In the middle of the large open room two eight-foot-square speakers sit facing each other far enough apart for one person to walk between...
In the middle of the large open room, two eight-foot-square speakers sit facing each other far enough apart for one person to walk between them. Through one large speaker the artist’s voice thunders “No.” The viewer must put his or her ear up to the small speaker on the opposite side to hear the artist quietly affirming “Si.”
Curated by Magda Ileana González-Mora
Yoán Capote was born in Havana, Cuba in 1977, where he lives and works. He attended the Provincial School of Art in Pinar del Rio, Cuba from 1988-1991; the National School of Art in Havana, Cuba from 1991-1995; and the Higher Institute of Art in Havana, Cuba from 1996-2001. Jack Shaiman Gallery has represented Capote since 2010. The unique experience of being Cuban, influences his work, which often deals with themes of migration or government that reference Cuban identity yet is universally accessible.

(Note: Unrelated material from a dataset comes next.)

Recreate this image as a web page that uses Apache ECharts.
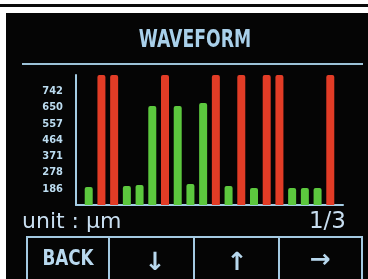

Capote has exhibited extensively, including in Portugal, Spain, Switzerland, France, England, Panama, Cuba and the United States. He uses sculpture, painting, installation, photography, and video to create analogies between the visual poetry of inanimate objects and the intangible world of the mind. He merges incongruous items, such as human organs and mundane objects to plumb ideas of humanity. His work deals with the intimate and the personal, while investigating constructions that are based in power and difference.